British troops fought their way into southern Iraq in the war to topple Saddam Hussein, and have since administered the region around the key Iraqi port of Al-Basrah with considerable success.
But Washington's request for the British to send some 600 to 800 troops to take over a zone in an area of active insurgency has landed like a bombshell on the British political scene.
For Ian Kemp, a senior analyst with Jane's geo-political publishing group, it reveals just how stretched the U.S. military is to meet its commitments in Iraq, Afghanistan, and elsewhere in the world.
"One thing it does show is how hard-pressed the U.S. Army is. To request an additional battalion, a mere 800 men, you would think this is something the U.S. Army or the Marine Corps would be able to provide themselves," Kemp says.
The British forces so far have managed to remain largely out of the headlines despite the increasingly vicious anti-occupation insurgency to the north.
That's at least partly because the southern part of the country -- of mostly Shi'a Muslims -- was generally hostile to Hussein's regime anyway and was not sorry to see the dictator go.
But independent London-based military analyst Alexandra Ashbourne adds that the British are skilled at peacekeeping and have done a good job.
"The British forces are treated with quite some considerable respect, they seem to be doing a very good job, and because of the British skill, particularly in peacekeeping, they are getting along well," Ashbourne said.
Ashbourne says the timing of Washington's request -- just two weeks before the U.S. presidential election -- has been widely greeted with cynicism in Britain.
"There is real, real concern in this country that this request has come at this time precisely because of the election in the week after next in the United States, that Bush wants to show that it really is a coalition [of nations operating in Iraq], it is not just the Americans operating [there]," Ashbourne said.
British officials say there has been no decision yet on how to react to the U.S. request. But alarm bells are ringing in that the British public have never been enthusiastic about the Iraq war, and a move like this could result in increased British casualties.
"The Guardian" daily newspaper says in an editorial today that "if ever there was an example of 'mission creep,' the request from the U.S. for the redeployment in support of the Americans south of Baghdad, is as dangerous as they come."

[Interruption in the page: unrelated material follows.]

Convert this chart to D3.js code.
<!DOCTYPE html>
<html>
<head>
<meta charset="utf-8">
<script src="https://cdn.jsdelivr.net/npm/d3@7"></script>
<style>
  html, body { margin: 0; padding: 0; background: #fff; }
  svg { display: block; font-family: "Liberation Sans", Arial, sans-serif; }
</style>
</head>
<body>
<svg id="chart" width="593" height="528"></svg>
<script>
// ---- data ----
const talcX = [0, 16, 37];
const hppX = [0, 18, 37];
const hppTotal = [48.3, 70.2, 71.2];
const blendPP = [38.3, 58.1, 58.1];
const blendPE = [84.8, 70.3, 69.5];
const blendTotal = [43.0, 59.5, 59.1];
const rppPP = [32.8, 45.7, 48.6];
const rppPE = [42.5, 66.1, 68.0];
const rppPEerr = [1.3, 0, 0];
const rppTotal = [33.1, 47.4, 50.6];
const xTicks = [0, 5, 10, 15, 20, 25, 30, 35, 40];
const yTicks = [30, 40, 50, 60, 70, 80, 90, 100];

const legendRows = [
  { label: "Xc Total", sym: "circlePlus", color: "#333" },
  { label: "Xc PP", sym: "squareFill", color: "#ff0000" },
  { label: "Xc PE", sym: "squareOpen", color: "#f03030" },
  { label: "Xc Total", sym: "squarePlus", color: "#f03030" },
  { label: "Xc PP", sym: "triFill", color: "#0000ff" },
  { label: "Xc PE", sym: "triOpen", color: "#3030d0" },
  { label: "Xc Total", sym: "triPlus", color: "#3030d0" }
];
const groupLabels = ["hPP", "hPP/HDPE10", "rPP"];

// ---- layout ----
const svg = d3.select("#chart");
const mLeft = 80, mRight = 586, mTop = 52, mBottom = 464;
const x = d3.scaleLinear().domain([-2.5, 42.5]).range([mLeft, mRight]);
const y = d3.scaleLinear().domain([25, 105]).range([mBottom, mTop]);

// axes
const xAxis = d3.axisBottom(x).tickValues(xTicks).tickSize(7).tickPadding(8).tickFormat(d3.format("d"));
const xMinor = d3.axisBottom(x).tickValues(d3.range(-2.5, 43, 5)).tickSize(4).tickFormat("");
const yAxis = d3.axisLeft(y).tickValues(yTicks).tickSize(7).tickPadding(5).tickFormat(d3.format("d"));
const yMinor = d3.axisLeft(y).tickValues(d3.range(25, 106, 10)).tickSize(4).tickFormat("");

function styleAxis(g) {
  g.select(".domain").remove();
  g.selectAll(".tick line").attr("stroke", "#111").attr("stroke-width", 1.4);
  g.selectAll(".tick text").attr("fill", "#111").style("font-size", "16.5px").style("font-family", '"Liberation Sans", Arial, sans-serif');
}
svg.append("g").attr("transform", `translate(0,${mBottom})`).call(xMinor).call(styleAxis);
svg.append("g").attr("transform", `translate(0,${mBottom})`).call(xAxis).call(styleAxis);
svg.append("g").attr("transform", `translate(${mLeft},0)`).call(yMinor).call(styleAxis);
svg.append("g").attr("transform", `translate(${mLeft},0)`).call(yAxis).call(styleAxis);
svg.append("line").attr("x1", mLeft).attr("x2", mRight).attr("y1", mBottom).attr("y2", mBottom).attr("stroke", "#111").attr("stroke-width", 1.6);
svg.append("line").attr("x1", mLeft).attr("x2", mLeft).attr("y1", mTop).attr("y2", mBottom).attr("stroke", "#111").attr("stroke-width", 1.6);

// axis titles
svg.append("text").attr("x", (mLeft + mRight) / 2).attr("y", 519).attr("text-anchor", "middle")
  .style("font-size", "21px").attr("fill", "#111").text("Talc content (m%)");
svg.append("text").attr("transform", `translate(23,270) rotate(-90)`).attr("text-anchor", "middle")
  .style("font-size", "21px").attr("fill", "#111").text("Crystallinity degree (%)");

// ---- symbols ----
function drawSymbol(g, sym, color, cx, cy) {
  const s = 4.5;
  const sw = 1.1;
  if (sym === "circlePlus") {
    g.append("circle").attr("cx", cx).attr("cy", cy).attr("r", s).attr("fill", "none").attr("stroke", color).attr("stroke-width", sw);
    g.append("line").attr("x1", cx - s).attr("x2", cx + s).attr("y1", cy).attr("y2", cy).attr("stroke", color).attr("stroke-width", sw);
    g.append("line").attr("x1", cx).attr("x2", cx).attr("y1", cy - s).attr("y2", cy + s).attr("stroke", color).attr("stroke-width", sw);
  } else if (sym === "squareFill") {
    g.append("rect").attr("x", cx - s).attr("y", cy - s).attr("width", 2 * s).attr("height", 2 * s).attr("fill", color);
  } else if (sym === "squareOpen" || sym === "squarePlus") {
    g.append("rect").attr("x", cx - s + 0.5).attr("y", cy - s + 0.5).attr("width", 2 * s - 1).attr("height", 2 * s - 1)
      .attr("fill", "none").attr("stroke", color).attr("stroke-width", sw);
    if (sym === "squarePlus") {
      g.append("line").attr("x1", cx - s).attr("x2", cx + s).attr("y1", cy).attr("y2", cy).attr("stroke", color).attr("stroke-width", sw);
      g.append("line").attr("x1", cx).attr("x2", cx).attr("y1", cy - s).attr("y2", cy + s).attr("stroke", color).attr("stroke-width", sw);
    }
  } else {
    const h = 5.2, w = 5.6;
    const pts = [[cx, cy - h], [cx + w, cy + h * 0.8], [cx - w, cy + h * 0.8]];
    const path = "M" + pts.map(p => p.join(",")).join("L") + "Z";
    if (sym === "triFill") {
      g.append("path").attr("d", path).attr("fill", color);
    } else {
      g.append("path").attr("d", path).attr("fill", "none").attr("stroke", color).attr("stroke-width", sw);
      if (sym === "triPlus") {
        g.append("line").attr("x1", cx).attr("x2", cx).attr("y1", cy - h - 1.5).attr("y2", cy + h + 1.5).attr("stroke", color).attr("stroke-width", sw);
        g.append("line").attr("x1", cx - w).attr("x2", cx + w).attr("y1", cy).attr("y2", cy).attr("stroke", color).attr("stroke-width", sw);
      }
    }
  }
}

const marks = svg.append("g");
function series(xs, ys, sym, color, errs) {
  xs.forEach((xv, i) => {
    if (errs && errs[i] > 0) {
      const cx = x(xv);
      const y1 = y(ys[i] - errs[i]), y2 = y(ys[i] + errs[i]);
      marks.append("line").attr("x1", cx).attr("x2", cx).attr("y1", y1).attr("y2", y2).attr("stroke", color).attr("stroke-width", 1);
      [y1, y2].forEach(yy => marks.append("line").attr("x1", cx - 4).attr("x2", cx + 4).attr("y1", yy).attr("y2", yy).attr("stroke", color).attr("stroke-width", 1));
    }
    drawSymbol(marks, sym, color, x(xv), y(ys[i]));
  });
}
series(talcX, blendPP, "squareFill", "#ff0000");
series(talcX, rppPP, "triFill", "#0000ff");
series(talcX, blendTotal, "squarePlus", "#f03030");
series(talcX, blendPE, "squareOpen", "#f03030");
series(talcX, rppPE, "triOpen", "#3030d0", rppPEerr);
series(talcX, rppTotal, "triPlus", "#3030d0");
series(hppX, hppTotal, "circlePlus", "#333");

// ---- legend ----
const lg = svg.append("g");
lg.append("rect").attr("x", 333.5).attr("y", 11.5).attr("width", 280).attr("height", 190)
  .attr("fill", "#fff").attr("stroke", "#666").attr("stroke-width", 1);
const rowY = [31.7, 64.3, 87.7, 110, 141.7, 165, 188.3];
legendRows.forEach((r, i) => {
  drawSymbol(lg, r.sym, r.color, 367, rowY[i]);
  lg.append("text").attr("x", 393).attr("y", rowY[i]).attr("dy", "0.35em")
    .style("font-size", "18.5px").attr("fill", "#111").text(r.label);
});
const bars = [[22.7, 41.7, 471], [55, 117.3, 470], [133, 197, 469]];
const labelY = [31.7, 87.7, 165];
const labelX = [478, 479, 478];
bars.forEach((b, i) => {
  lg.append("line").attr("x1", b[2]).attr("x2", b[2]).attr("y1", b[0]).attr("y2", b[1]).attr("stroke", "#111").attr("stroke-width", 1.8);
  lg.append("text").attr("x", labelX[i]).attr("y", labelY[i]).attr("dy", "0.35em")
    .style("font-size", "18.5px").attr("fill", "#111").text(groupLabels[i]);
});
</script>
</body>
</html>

It says deployment would mark a "major escalation" of Britain's involvement in the occupation of Iraq. Yet, so far, there has been little public discussion of the move.

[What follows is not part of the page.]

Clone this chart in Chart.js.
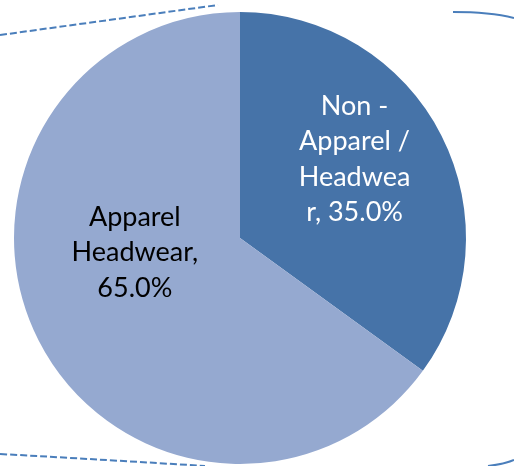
<!DOCTYPE html>
<html>
<head>
<meta charset="utf-8">
<script src="https://cdn.jsdelivr.net/npm/chart.js@4.4.1/dist/chart.umd.min.js"></script>
<style>
  html, body { margin: 0; padding: 0; background: #fff; }
  #wrap { width: 514px; height: 466px; position: relative; }
</style>
</head>
<body>
<div id="wrap"><canvas id="pieChart"></canvas></div>
<script>
const categories = ['Non - Apparel / Headwear', 'Apparel Headwear'];
const shares = [35.0, 65.0];
const sliceColors = ['#4673a8', '#95a9d0'];
const labelLines = [
    ['Non -', 'Apparel /', 'Headwea', 'r, 35.0%'],
    ['Apparel', 'Headwear,', '65.0%']
];
const labelColors = ['#ffffff', '#000000'];

// callout borders cut off by the picture edges
const decoration = {
    id: 'decoration',
    beforeDraw(chart) {
        const ctx = chart.ctx;
        ctx.save();
        ctx.strokeStyle = '#4a7ebb';
        ctx.lineWidth = 2;
        ctx.setLineDash([7, 3]);
        ctx.beginPath();
        ctx.moveTo(0, 35);
        ctx.lineTo(218, 5);
        ctx.stroke();
        ctx.beginPath();
        ctx.moveTo(0, 454);
        ctx.quadraticCurveTo(110, 460, 205, 466);
        ctx.stroke();
        ctx.setLineDash([]);
        ctx.beginPath();
        ctx.moveTo(453, 12);
        ctx.quadraticCurveTo(490, 12, 514, 18);
        ctx.stroke();
        ctx.beginPath();
        ctx.moveTo(488, 466);
        ctx.quadraticCurveTo(505, 464, 514, 460);
        ctx.stroke();
        ctx.restore();
    }
};

// data labels placed inside the slices, the way Excel did it
const sliceLabels = {
    id: 'sliceLabels',
    afterDatasetsDraw(chart) {
        const ctx = chart.ctx;
        const meta = chart.getDatasetMeta(0);
        const place = [{ a: -34.5, f: 0.615 }, { a: 172, f: 0.47 }];
        ctx.save();
        ctx.font = '27px Lato';
        ctx.textAlign = 'center';
        ctx.textBaseline = 'middle';
        meta.data.forEach(function (arc, i) {
            const ang = place[i].a * Math.PI / 180;
            const cx = arc.x + Math.cos(ang) * arc.outerRadius * place[i].f;
            const cy = arc.y + Math.sin(ang) * arc.outerRadius * place[i].f;
            const lines = labelLines[i];
            const lh = 35.5;
            ctx.fillStyle = labelColors[i];
            lines.forEach(function (t, k) {
                ctx.fillText(t, cx, cy + (k - (lines.length - 1) / 2) * lh);
            });
        });
        ctx.restore();
    }
};

const ctx = document.getElementById('pieChart').getContext('2d');
const myChart = new Chart(ctx, {
    type: 'pie',
    data: {
        labels: categories,
        datasets: [{
            data: shares,
            backgroundColor: sliceColors,
            hoverBackgroundColor: sliceColors,
            borderWidth: 0
        }]
    },
    options: {
        responsive: true,
        maintainAspectRatio: false,
        animation: false,
        layout: { padding: { top: 12, bottom: 2, left: 14, right: 48 } },
        plugins: {
            legend: { display: false },
            tooltip: { enabled: false }
        }
    },
    plugins: [decoration, sliceLabels]
});
</script>
</body>
</html>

Defense Secretary Geoff Hoon was to address the British parliament today to provide the details to lawmakers.
The request adds further pressure on British Prime Minister Tony Blair, whose popularity has plummeted since it became clear that there were no weapons of mass destruction in Iraq. Neutralizing those weapons was the main reason he used to justify the war.
As analyst Kemp sees it, Blair is going to have a difficult time whatever he decides.
"It is certainly going to be very difficult indeed for Blair to refuse the request, in terms of his relationship with Bush, but the other side of the coin [is] that he is probably going to come under tremendous political criticism here in the U.K. if he does meet the request," Kemp said.
Reports say that if there is any redeployment, it would likely involve soldiers of the crack Scottish regiment called the "Black Watch."
They would replace U.S. troops of the 24th Marine Expeditionary Force, who would reportedly move to near the insurgent-controlled city of Al-Fallujah, to take part in the expected major offensive against the insurgents.
British officials have said there are no plans to send British forces into Al-Fallujah itself or to Baghdad.